Software Development Failures
An empirically based study of why software development failures happen, and the lessons we can learn.
Failed or abandoned software development projects cost the U.S. economy alone billions of dollars a year. In Software Development Failures, Kweku Ewusi-Mensah offers an empirically grounded study that suggests why these failures happen and how they can be avoided. Case studies analyzed include the well-known Confirm travel industry reservation program, FoxMeyer's Delta, the IRS's Tax System Modernization, the Denver International Airport's Baggage Handling System, and CODIS. It has been estimated that one-third of software development projects fail or are abandoned outright because of cost overruns, delays, and reduced functionality. Some consider this an acceptable risk—that it is simply the cost of doing business. Ewusi-Mensah argues that understanding the factors involved in development failures will help developers and businesses bring down the rate of software failure and abandoned projects. Ewusi-Mensah explores the reasons software development projects are vulnerable to failure and why issues of management and organization are at the core of any failed project.
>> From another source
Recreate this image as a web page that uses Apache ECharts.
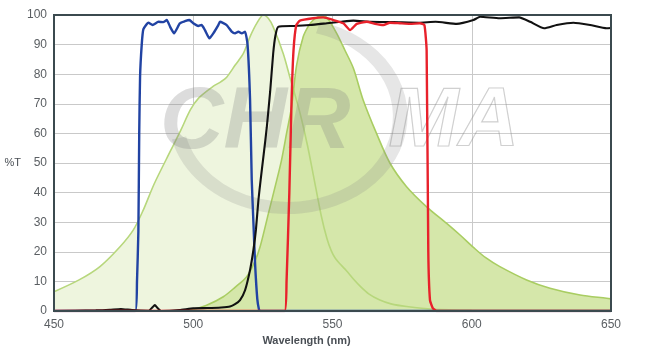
<!DOCTYPE html>
<html>
<head>
<meta charset="utf-8">
<script src="https://cdn.jsdelivr.net/npm/echarts@6/dist/echarts.min.js"></script>
<style>
html,body{margin:0;padding:0;background:#fff;}
#chart{width:652px;height:354px;}
</style>
</head>
<body>
<div id="chart"></div>
<script>
// excitation spectrum (light green)
var excitation = [[450,6.5],[459,10.5],[466.5,15],[473.7,21.7],[478.5,27.4],[482,34],[486,43],[492,54.4],[495.5,61],[499,68],[502,72],[507,75.8],[510,77.5],[512,79],[515,83],[518,87],[520.4,92.7],[523,97.5],[525.2,100],[527,98.8],[528.7,96],[532.3,87],[534.7,79],[538.3,67],[541,56],[543.1,46],[546,32],[548,24.5],[549.5,20.5],[551,17.8],[553,15.6],[555,13.6],[557.5,10.8],[560,8.3],[563,5.8],[567,3.7],[571,2.4],[576.6,1.5],[586,0.6],[600,0.3],[650,0.2]];
// emission spectrum (dark green)
var emission = [[498,0],[500,0.5],[505,2],[510.8,4.8],[515,8],[519.2,11.6],[522,16.5],[524,21.7],[527,33],[530,44.3],[531.7,51],[533.5,60],[535.3,69],[537.1,83],[539.5,92.7],[541.5,96.5],[543.1,98.3],[545,99.5],[546.7,99.7],[548.5,98.5],[551.5,93.8],[554.5,88],[557.5,82],[561,71.3],[565.8,60],[570.6,50],[576.6,42],[583.8,35.2],[591,29.6],[596,25.5],[600.6,21.5],[605,18],[610.1,15],[619.7,10.5],[628.1,7.7],[638.9,5.4],[648.4,4.3],[650,4.1]];
// excitation filter (blue)
var exciter = [[450,0],[479.2,0],[479.8,10],[480.3,27],[480.6,60],[480.9,79],[481.5,90],[482.1,95.2],[483.9,97.4],[485.4,96.6],[487.5,97.7],[489.2,97.6],[490.5,98.3],[491.7,96],[493.1,93.8],[495.2,97.2],[497,97.9],[498.6,98.3],[500,97.2],[501.8,96.3],[503,96.6],[504.2,94.9],[505.8,92.1],[507.2,93.8],[509,96.6],[509.6,97.7],[512,96.6],[513.8,94.4],[515,93.8],[516.2,94.4],[517.4,93.8],[518.6,94.4],[519.5,90],[520.4,71.3],[521,44.3],[521.6,30],[522.2,16],[523,4],[523.6,0.5],[524,0],[650,0]];
// dichroic (black)
var dichroic = [[450,0],[465,0.2],[470,0.4],[474,0.7],[478,0.3],[484,0.1],[485.3,1.2],[486.2,2],[487.2,1],[488.5,0],[495,0.3],[500,0.9],[505,1],[510,1.2],[513.2,1.5],[515,2.3],[516.8,3.7],[518.6,7],[520.4,13.9],[521.6,20.6],[522.5,27.4],[523.4,37.5],[524.2,44.3],[525.3,53],[526.4,62],[527.6,74],[528.7,87],[529.5,93],[530.5,96],[536,96.3],[542,96.6],[548,97.2],[553,97.7],[557.5,98.1],[563.5,97.7],[572,97.6],[581,97.4],[587,97.7],[594.6,97],[600.6,98.3],[603,99.4],[610,98.9],[617,99.2],[621,97.7],[626,95.5],[630.5,96.6],[636.5,97.4],[642.5,96.6],[648.4,95.5],[650,95.6]];
// emission filter (red)
var emitter = [[450,0],[532.8,0],[533.5,10],[534.5,40],[535.3,71],[536,88],[537,96.6],[538.3,98.1],[543,98.9],[546.7,99.2],[550.3,98.3],[553.9,97.2],[556.3,94.9],[558.7,97],[562.3,97.7],[565.3,97],[568.3,96.6],[570.6,97.4],[574.2,97.2],[577.8,97],[581.4,97.2],[583,96.6],[583.8,88],[584.4,20],[585,3.7],[586,1],[587.4,0],[650,0]];

var chart = echarts.init(document.getElementById('chart'));

var option = {
	animation: false,
	grid: {left: 54, right: 41, top: 15, bottom: 43, show: true, borderColor: '#3b4a4f', borderWidth: 2, backgroundColor: 'transparent', z: 10},
	xAxis: {
		type: 'value', min: 450, max: 650, interval: 50,
		name: 'Wavelength (nm)', nameLocation: 'middle', nameGap: 23,
		nameTextStyle: {color: '#4a4f55', fontSize: 11, fontWeight: 'bold', fontFamily: 'Liberation Sans', padding: [0, 52, 0, 0]},
		axisLine: {show: false}, axisTick: {show: false},
		axisLabel: {color: '#5a5e62', fontSize: 12, fontFamily: 'Liberation Sans', margin: 8},
		splitLine: {show: true, lineStyle: {color: '#c9c9c9', width: 1}}
	},
	yAxis: {
		type: 'value', min: 0, max: 100, interval: 10,
		name: '%T', nameLocation: 'middle', nameGap: 30, nameRotate: 0,
		nameTextStyle: {color: '#4a4f55', fontSize: 11, fontFamily: 'Liberation Sans'},
		axisLine: {show: false}, axisTick: {show: false},
		axisLabel: {color: '#5a5e62', fontSize: 12, fontFamily: 'Liberation Sans', margin: 7},
		splitLine: {show: true, lineStyle: {color: '#c9c9c9', width: 1}}
	},
	// CHROMA watermark
	graphic: [
		{type: 'text', left: 160, top: 80, z: 5, silent: true,
			style: {text: 'CHR', font: 'italic bold 88px Liberation Sans', fill: 'rgba(130,130,130,0.28)'}},
		{type: 'text', left: 388, top: 80, z: 5, silent: true,
			style: {text: 'MA', font: 'italic bold 84px Liberation Sans', fill: 'rgba(255,255,255,0.12)', stroke: 'rgba(130,130,130,0.4)', lineWidth: 1.2}},
		{type: 'arc', z: 5, silent: true, x: 288, y: 116, scaleX: 1.22,
			shape: {cx: 0, cy: 0, r: 92, startAngle: -1.3, endAngle: 2.9, clockwise: true},
			style: {stroke: 'rgba(130,130,130,0.2)', lineWidth: 12, fill: null}}
	],
	series: [
		{type: 'line', data: excitation, smooth: 0.3, symbol: 'none', z: 1,
			lineStyle: {width: 0}, areaStyle: {color: '#eef5de', opacity: 1}},
		{type: 'line', data: emission, smooth: 0.3, symbol: 'none', z: 2,
			lineStyle: {width: 0}, areaStyle: {color: '#d5e7aa', opacity: 1}},
		{type: 'line', data: excitation, smooth: 0.3, symbol: 'none', z: 3,
			lineStyle: {color: '#b7d77c', width: 1.6}},
		{type: 'line', data: emission, smooth: 0.3, symbol: 'none', z: 3,
			lineStyle: {color: '#a9cd62', width: 1.6}},
		{type: 'line', data: exciter, smooth: 0.15, symbol: 'none', z: 6,
			lineStyle: {color: '#2143a3', width: 2.4}},
		{type: 'line', data: dichroic, smooth: 0.15, symbol: 'none', z: 7,
			lineStyle: {color: '#111111', width: 2.1}},
		{type: 'line', data: emitter, smooth: 0.15, symbol: 'none', z: 8,
			lineStyle: {color: '#e8212b', width: 2.4}}
	]
};

chart.setOption(option);
</script>
</body>
</html>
He examines these projects not from a deterministically technical perspective but as part of a complex technical and social process; he proposes a framework of factors that contribute to the decision to abandon a project and enumerates the risks and uncertainties inherent in each phase of a project's life cycle. Exploring the multiplicity of factors that make software development risky, he presents empirical data that is reinforced by analyses of the reported cases. He emphasizes the role of the user in the development process and considers the effect of organizational politics on a project. Finally, he considers what lessons can be learned from past failures and how software development practices can be improved.